FILE #007 • HISTORICAL ARCHIVE
The earliest evidence of Patolli dates to the Classic Period in Mesoamerica. Boards have been found scratched into stucco floors at Palenque, Tikal, and Teotihuacan. The game was played by the Teotihuacanos, Toltecs, Maya, and later the Aztecs, spreading throughout Mesoamerica along trade routes.
For the Aztecs (Mexica), Patolli was a ritual enactment of cosmic order. The 52 squares correspond to the Xiuhmolpilli—the 52-year Calendar Round when the 260-day ritual calendar (Tonalpohualli) and 365-day solar calendar (Xiuhpohualli) synchronized.
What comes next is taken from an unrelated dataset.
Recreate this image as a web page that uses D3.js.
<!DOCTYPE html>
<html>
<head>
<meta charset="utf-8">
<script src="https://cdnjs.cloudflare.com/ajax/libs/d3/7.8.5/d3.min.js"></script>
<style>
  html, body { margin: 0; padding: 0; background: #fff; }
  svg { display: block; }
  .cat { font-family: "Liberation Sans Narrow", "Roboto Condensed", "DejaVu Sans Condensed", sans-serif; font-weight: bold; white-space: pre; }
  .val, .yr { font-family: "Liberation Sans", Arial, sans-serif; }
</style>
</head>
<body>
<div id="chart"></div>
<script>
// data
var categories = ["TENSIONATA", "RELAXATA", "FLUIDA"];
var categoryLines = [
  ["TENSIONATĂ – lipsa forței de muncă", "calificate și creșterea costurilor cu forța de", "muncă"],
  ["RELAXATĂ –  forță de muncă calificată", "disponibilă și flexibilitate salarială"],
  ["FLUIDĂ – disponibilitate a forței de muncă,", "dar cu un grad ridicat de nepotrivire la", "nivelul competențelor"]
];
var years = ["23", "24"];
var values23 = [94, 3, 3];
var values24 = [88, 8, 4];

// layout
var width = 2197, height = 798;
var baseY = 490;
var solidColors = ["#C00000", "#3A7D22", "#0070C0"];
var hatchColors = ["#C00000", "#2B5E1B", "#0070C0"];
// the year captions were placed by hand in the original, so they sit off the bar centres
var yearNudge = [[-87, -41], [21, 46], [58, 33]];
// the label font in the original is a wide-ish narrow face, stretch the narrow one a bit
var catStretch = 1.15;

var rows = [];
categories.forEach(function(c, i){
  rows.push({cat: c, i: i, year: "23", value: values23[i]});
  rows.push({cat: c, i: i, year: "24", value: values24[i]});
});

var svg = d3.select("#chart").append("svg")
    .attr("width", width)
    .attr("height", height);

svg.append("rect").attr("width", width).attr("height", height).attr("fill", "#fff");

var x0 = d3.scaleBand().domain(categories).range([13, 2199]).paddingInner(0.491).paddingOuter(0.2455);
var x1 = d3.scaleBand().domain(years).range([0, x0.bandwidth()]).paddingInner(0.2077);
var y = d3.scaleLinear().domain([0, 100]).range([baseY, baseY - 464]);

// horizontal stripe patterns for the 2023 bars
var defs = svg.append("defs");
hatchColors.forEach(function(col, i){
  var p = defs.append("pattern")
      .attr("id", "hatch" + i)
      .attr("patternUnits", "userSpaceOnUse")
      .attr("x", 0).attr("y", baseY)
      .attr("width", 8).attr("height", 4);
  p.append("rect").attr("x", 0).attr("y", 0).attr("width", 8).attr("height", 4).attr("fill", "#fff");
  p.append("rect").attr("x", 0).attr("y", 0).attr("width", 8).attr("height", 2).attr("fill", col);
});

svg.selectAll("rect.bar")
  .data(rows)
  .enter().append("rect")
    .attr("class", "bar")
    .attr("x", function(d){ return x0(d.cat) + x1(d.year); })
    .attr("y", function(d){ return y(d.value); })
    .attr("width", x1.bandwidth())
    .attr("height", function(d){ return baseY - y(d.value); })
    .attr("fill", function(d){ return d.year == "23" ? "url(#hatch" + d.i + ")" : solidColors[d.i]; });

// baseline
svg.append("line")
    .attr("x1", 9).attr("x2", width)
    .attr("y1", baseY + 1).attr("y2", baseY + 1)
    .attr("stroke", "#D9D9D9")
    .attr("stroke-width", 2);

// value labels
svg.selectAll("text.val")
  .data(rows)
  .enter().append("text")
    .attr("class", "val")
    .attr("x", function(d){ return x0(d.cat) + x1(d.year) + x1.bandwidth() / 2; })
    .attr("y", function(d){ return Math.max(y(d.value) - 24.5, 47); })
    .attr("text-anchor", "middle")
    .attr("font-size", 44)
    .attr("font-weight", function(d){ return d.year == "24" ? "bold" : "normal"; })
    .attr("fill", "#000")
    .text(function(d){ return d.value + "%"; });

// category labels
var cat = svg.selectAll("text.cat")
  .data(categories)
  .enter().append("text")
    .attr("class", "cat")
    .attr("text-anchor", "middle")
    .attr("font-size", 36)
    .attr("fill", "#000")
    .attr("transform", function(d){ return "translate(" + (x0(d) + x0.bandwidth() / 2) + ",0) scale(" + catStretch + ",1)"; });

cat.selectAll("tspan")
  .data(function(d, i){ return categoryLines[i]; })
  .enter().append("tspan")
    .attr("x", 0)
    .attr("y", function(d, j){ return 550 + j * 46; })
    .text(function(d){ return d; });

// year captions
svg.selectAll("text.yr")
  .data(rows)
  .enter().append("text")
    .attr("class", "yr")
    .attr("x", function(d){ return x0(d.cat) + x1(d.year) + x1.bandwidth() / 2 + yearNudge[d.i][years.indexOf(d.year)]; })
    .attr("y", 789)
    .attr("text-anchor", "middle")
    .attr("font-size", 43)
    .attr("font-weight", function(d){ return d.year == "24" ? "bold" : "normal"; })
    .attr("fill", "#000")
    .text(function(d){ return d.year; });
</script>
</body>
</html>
At the end of each 52-year cycle, the Aztecs believed the universe might extinguish, requiring the New Fire Ceremony to renew the sun. Playing Patolli was thus a manipulation of time itself.
The game was presided over by Macuilxochitl (Five Flower), deity of music, dance, flowers, and gambling. Players would invoke his name before throwing the beans, offering incense and prayers for favorable numbers. Winning was seen as divine favor; losing as cosmic disfavor.
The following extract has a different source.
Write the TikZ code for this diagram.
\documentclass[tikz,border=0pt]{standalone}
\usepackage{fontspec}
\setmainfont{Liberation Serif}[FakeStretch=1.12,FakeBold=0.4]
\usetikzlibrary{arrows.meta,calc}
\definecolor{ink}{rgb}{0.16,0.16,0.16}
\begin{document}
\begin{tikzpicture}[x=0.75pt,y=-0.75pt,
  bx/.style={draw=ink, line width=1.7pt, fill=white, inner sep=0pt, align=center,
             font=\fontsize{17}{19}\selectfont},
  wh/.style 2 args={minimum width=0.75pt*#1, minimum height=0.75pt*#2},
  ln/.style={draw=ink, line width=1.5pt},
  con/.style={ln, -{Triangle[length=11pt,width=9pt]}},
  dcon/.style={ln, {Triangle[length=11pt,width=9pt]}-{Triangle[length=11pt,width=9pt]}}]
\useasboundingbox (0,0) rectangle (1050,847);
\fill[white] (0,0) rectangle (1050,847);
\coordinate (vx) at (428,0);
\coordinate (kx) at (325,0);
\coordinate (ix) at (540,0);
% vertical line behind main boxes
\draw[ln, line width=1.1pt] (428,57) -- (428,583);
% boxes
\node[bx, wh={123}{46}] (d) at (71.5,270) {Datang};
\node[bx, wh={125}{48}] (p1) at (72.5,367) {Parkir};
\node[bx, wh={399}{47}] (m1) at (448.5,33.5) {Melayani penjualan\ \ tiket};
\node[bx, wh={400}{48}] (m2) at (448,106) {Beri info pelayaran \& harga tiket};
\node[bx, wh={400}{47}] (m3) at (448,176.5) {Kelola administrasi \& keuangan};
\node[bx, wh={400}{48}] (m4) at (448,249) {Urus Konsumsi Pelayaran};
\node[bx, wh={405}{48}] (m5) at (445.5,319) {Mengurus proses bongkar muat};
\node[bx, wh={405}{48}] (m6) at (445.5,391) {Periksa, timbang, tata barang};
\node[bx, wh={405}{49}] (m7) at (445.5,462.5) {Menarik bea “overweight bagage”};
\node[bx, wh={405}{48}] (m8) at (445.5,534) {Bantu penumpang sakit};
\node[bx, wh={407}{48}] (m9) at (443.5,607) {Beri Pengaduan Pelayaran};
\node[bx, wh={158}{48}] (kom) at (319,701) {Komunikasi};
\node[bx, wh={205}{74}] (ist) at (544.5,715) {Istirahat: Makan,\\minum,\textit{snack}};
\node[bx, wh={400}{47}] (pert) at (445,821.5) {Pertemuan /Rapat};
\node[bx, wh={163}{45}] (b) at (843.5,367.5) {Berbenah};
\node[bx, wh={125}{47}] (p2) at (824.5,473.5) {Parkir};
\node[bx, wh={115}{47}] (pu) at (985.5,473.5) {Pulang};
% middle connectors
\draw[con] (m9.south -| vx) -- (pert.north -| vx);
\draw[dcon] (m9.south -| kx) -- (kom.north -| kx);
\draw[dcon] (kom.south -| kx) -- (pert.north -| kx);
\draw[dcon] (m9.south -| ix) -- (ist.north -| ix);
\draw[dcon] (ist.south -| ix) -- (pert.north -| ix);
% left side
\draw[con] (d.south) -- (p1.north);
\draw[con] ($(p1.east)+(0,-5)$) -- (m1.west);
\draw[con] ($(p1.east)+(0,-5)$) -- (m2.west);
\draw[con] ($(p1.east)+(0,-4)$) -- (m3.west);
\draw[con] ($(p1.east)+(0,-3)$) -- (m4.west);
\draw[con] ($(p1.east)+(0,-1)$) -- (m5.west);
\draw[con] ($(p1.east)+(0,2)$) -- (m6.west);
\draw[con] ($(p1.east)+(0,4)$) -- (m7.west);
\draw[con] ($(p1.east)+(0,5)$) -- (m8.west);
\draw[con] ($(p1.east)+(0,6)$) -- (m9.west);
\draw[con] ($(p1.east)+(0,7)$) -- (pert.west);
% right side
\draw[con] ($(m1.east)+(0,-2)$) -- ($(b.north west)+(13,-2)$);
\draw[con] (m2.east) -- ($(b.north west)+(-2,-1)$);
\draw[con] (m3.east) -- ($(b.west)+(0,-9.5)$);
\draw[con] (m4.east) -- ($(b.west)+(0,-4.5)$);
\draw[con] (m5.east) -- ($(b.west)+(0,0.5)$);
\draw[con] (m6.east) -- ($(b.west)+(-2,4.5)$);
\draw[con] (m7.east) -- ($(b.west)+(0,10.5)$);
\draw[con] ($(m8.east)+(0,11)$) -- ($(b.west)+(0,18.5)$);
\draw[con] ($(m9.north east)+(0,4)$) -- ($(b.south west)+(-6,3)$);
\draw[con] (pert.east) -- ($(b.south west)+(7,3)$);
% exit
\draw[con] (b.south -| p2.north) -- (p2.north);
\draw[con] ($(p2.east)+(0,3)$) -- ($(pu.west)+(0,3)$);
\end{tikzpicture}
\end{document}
Spanish chroniclers Diego Durán and Bernardino de Sahagún expressed shock at the intensity of Patolli gambling. Players arrived with six items to wager—blankets, maguey plants, precious stones, gold. As pieces were captured, items were lost. A player who lost everything would wager their own freedom. The final loss meant becoming tlacotin (slave) to the winner—a status reversible only if the winner later lost a similar wager or the slave bought their freedom.
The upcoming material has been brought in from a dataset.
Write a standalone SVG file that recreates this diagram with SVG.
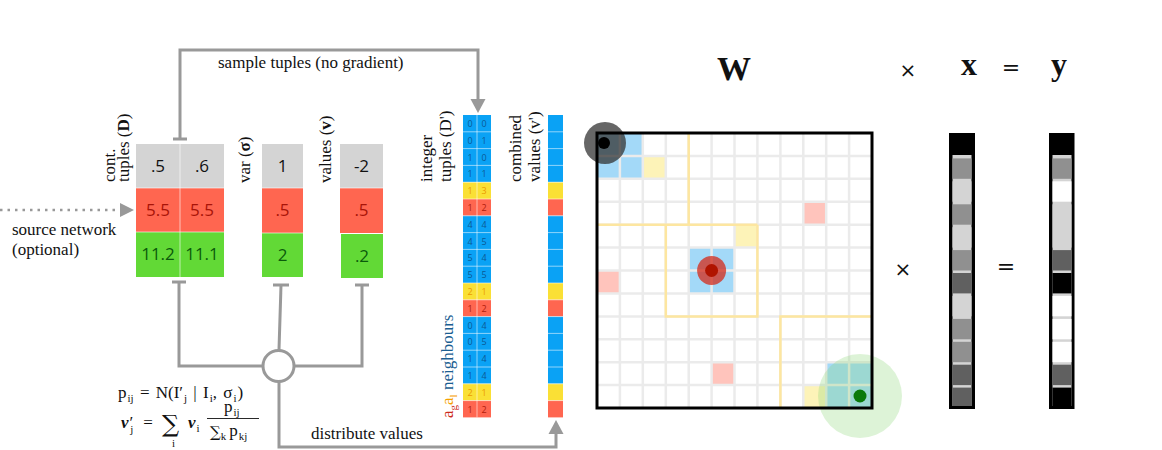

After the fall of Tenochtitlan (1521), Spanish colonial authorities and the Catholic Church systematically targeted Patolli for eradication. The game's connection to gambling was viewed as vice, but its association with Macuilxóchitl and the old calendar made it an act of idolatry. Priests confiscated and burned game mats and beans. Indigenous people caught playing had their hands burned as punishment. The game was driven underground, surviving only in fragmented form in remote rural areas.
In the 20th century, anthropologists like Alfonso Caso documented surviving variants of Patolli among indigenous communities. The rules have been reconstructed from colonial codices, though the complex theological overlay of the Aztec court version is largely lost to history.